• **Task directions**
Exclude the pictures, then repeat the remaining data exactly.

>> Begin

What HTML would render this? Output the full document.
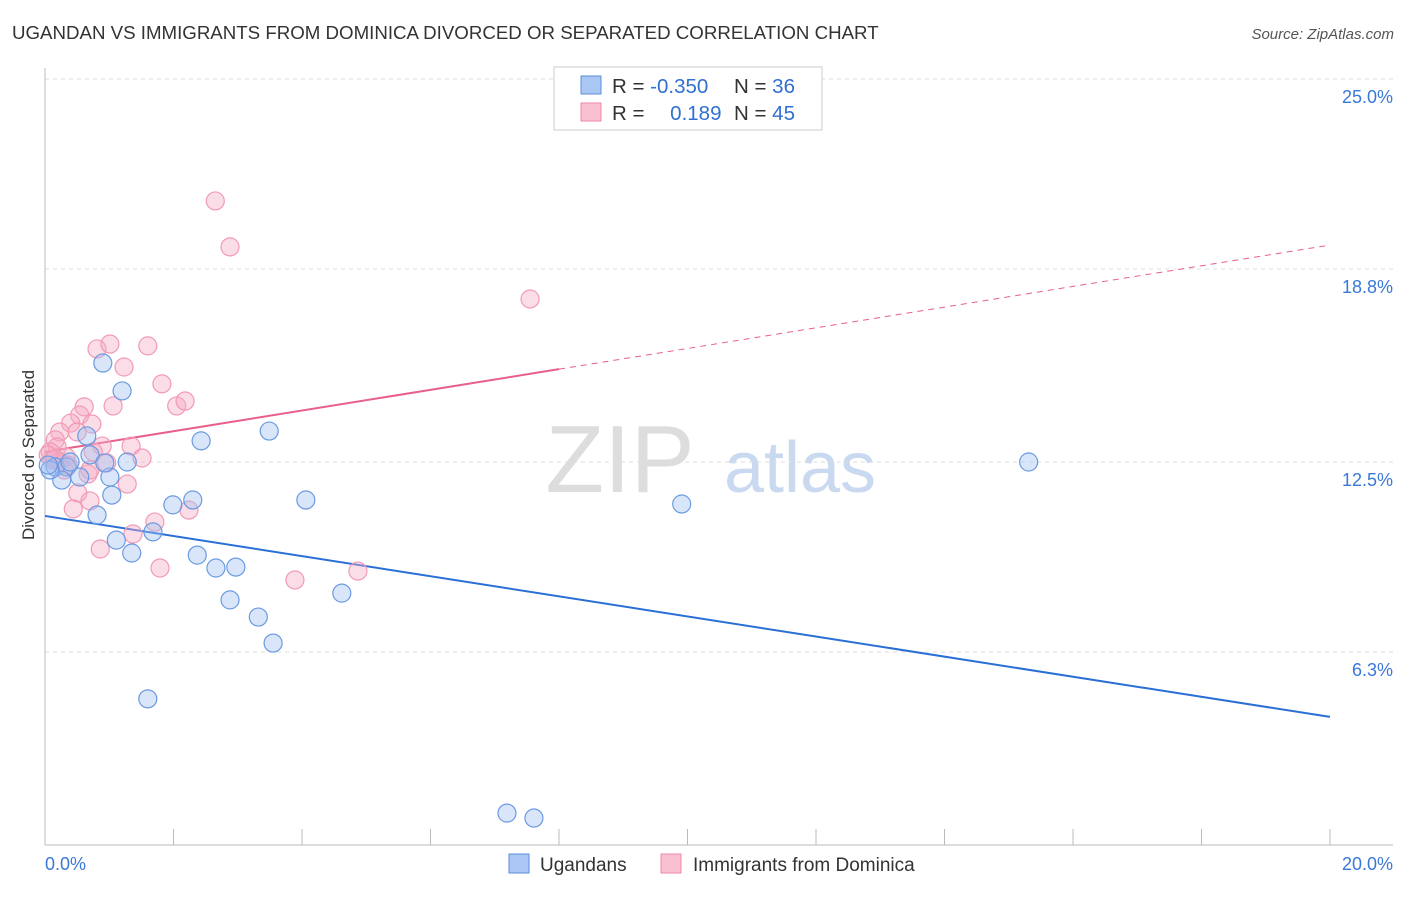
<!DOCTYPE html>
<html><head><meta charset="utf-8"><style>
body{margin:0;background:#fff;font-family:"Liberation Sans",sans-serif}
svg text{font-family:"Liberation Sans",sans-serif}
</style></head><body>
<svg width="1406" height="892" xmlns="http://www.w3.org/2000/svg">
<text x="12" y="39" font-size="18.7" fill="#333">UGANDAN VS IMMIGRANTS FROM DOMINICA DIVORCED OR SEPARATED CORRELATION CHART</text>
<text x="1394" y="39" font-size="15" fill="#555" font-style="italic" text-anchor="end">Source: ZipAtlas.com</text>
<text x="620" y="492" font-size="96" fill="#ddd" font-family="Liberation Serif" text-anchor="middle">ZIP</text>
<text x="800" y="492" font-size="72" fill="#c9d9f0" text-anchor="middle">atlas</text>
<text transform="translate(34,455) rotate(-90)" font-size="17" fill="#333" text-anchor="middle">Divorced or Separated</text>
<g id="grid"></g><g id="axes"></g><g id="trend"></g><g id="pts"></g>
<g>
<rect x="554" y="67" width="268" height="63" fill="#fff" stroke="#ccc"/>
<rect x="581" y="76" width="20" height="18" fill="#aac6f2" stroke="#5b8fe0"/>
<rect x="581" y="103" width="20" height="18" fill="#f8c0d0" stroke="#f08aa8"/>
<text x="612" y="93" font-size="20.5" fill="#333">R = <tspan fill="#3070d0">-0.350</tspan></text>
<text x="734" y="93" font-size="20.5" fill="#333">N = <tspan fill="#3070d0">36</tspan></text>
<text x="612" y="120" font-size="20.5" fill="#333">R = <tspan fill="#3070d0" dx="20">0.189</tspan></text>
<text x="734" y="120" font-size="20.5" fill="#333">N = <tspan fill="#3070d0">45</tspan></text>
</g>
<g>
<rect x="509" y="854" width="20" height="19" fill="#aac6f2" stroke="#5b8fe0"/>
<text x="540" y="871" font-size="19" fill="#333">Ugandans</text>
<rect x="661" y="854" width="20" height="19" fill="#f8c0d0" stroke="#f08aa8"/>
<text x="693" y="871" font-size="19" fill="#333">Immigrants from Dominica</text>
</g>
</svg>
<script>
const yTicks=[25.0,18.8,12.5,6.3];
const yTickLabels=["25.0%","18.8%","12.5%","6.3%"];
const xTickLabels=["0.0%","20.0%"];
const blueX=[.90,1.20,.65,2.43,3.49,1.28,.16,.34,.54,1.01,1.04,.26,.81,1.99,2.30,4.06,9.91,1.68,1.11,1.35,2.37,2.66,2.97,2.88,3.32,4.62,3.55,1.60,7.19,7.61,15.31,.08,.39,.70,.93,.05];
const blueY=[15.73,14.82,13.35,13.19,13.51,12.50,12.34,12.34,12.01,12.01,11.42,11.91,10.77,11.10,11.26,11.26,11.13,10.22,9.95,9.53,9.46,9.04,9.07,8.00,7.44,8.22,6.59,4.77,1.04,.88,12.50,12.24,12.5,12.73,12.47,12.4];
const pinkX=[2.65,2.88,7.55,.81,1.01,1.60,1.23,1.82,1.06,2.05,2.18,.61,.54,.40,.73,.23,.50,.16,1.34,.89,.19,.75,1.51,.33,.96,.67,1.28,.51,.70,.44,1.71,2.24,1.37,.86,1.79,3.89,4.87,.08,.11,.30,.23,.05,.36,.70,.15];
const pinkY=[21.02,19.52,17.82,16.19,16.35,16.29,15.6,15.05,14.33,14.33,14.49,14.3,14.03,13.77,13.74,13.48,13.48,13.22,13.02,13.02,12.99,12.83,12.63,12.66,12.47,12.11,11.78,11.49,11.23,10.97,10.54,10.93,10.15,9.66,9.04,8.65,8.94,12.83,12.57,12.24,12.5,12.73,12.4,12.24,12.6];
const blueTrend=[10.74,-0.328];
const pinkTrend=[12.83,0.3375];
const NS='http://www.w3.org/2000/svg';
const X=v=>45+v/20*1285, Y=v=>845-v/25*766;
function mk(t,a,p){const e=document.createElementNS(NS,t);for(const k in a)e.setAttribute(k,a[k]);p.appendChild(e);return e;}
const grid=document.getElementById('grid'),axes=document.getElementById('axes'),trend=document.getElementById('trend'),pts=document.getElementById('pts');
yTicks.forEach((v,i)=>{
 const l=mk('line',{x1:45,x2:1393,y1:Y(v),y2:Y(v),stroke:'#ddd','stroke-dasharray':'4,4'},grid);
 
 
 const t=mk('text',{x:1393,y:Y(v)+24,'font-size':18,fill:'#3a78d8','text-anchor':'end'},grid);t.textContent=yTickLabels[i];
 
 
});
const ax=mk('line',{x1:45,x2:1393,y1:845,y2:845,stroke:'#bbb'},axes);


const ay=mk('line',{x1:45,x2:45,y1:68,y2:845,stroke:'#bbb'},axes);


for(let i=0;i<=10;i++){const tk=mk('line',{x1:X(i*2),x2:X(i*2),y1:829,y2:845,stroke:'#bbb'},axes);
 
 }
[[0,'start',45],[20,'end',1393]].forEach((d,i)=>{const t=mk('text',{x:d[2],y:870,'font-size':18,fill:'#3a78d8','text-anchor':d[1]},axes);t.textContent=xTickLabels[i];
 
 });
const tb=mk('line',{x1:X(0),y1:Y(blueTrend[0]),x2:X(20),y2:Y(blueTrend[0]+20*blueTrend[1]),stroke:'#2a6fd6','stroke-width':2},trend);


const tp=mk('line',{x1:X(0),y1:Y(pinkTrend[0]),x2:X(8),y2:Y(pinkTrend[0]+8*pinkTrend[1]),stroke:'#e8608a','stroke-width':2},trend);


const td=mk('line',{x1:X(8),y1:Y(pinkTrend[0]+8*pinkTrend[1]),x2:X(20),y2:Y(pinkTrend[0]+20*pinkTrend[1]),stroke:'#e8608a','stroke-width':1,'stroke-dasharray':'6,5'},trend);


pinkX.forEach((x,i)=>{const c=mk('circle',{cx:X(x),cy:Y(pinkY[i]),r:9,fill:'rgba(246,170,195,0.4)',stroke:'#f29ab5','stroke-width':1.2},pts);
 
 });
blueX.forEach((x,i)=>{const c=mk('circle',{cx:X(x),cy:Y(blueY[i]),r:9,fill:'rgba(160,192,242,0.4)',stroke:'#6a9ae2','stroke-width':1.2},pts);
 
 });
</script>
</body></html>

>> End

• **Response to this exercise**
What HTML would render this? Output the full document.
<!DOCTYPE html>
<html><head><meta charset="utf-8"><style>
body{margin:0;background:#fff;font-family:"Liberation Sans",sans-serif}
svg text{font-family:"Liberation Sans",sans-serif}
</style></head><body>
<svg width="1406" height="892" xmlns="http://www.w3.org/2000/svg">
<text x="12" y="39" font-size="18.7" fill="#333">UGANDAN VS IMMIGRANTS FROM DOMINICA DIVORCED OR SEPARATED CORRELATION CHART</text>
<text x="1394" y="39" font-size="15" fill="#555" font-style="italic" text-anchor="end">Source: ZipAtlas.com</text>
<text x="620" y="492" font-size="96" fill="#ddd" font-family="Liberation Serif" text-anchor="middle">ZIP</text>
<text x="800" y="492" font-size="72" fill="#c9d9f0" text-anchor="middle">atlas</text>
<text transform="translate(34,455) rotate(-90)" font-size="17" fill="#333" text-anchor="middle">Divorced or Separated</text>
<g id="grid"></g><g id="axes"></g><g id="trend"></g><g id="pts"></g>
<g>
<rect x="554" y="67" width="268" height="63" fill="#fff" stroke="#ccc"/>
<rect x="581" y="76" width="20" height="18" fill="#aac6f2" stroke="#5b8fe0"/>
<rect x="581" y="103" width="20" height="18" fill="#f8c0d0" stroke="#f08aa8"/>
<text x="612" y="93" font-size="20.5" fill="#333">R = <tspan fill="#3070d0">-0.350</tspan></text>
<text x="734" y="93" font-size="20.5" fill="#333">N = <tspan fill="#3070d0">36</tspan></text>
<text x="612" y="120" font-size="20.5" fill="#333">R = <tspan fill="#3070d0" dx="20">0.189</tspan></text>
<text x="734" y="120" font-size="20.5" fill="#333">N = <tspan fill="#3070d0">45</tspan></text>
</g>
<g>
<rect x="509" y="854" width="20" height="19" fill="#aac6f2" stroke="#5b8fe0"/>
<text x="540" y="871" font-size="19" fill="#333">Ugandans</text>
<rect x="661" y="854" width="20" height="19" fill="#f8c0d0" stroke="#f08aa8"/>
<text x="693" y="871" font-size="19" fill="#333">Immigrants from Dominica</text>
</g>
</svg>
<script>
const yTicks=[25.0,18.8,12.5,6.3];
const yTickLabels=["25.0%","18.8%","12.5%","6.3%"];
const xTickLabels=["0.0%","20.0%"];
const blueX=[.90,1.20,.65,2.43,3.49,1.28,.16,.34,.54,1.01,1.04,.26,.81,1.99,2.30,4.06,9.91,1.68,1.11,1.35,2.37,2.66,2.97,2.88,3.32,4.62,3.55,1.60,7.19,7.61,15.31,.08,.39,.70,.93,.05];
const blueY=[15.73,14.82,13.35,13.19,13.51,12.50,12.34,12.34,12.01,12.01,11.42,11.91,10.77,11.10,11.26,11.26,11.13,10.22,9.95,9.53,9.46,9.04,9.07,8.00,7.44,8.22,6.59,4.77,1.04,.88,12.50,12.24,12.5,12.73,12.47,12.4];
const pinkX=[2.65,2.88,7.55,.81,1.01,1.60,1.23,1.82,1.06,2.05,2.18,.61,.54,.40,.73,.23,.50,.16,1.34,.89,.19,.75,1.51,.33,.96,.67,1.28,.51,.70,.44,1.71,2.24,1.37,.86,1.79,3.89,4.87,.08,.11,.30,.23,.05,.36,.70,.15];
const pinkY=[21.02,19.52,17.82,16.19,16.35,16.29,15.6,15.05,14.33,14.33,14.49,14.3,14.03,13.77,13.74,13.48,13.48,13.22,13.02,13.02,12.99,12.83,12.63,12.66,12.47,12.11,11.78,11.49,11.23,10.97,10.54,10.93,10.15,9.66,9.04,8.65,8.94,12.83,12.57,12.24,12.5,12.73,12.4,12.24,12.6];
const blueTrend=[10.74,-0.328];
const pinkTrend=[12.83,0.3375];
const NS='http://www.w3.org/2000/svg';
const X=v=>45+v/20*1285, Y=v=>845-v/25*766;
function mk(t,a,p){const e=document.createElementNS(NS,t);for(const k in a)e.setAttribute(k,a[k]);p.appendChild(e);return e;}
const grid=document.getElementById('grid'),axes=document.getElementById('axes'),trend=document.getElementById('trend'),pts=document.getElementById('pts');
yTicks.forEach((v,i)=>{
 const l=mk('line',{x1:45,x2:1393,y1:Y(v),y2:Y(v),stroke:'#ddd','stroke-dasharray':'4,4'},grid);
 
 
 const t=mk('text',{x:1393,y:Y(v)+24,'font-size':18,fill:'#3a78d8','text-anchor':'end'},grid);t.textContent=yTickLabels[i];
 
 
});
const ax=mk('line',{x1:45,x2:1393,y1:845,y2:845,stroke:'#bbb'},axes);


const ay=mk('line',{x1:45,x2:45,y1:68,y2:845,stroke:'#bbb'},axes);


for(let i=0;i<=10;i++){const tk=mk('line',{x1:X(i*2),x2:X(i*2),y1:829,y2:845,stroke:'#bbb'},axes);
 
 }
[[0,'start',45],[20,'end',1393]].forEach((d,i)=>{const t=mk('text',{x:d[2],y:870,'font-size':18,fill:'#3a78d8','text-anchor':d[1]},axes);t.textContent=xTickLabels[i];
 
 });
const tb=mk('line',{x1:X(0),y1:Y(blueTrend[0]),x2:X(20),y2:Y(blueTrend[0]+20*blueTrend[1]),stroke:'#2a6fd6','stroke-width':2},trend);


const tp=mk('line',{x1:X(0),y1:Y(pinkTrend[0]),x2:X(8),y2:Y(pinkTrend[0]+8*pinkTrend[1]),stroke:'#e8608a','stroke-width':2},trend);


const td=mk('line',{x1:X(8),y1:Y(pinkTrend[0]+8*pinkTrend[1]),x2:X(20),y2:Y(pinkTrend[0]+20*pinkTrend[1]),stroke:'#e8608a','stroke-width':1,'stroke-dasharray':'6,5'},trend);


pinkX.forEach((x,i)=>{const c=mk('circle',{cx:X(x),cy:Y(pinkY[i]),r:9,fill:'rgba(246,170,195,0.4)',stroke:'#f29ab5','stroke-width':1.2},pts);
 
 });
blueX.forEach((x,i)=>{const c=mk('circle',{cx:X(x),cy:Y(blueY[i]),r:9,fill:'rgba(160,192,242,0.4)',stroke:'#6a9ae2','stroke-width':1.2},pts);
 
 });
</script>
</body></html>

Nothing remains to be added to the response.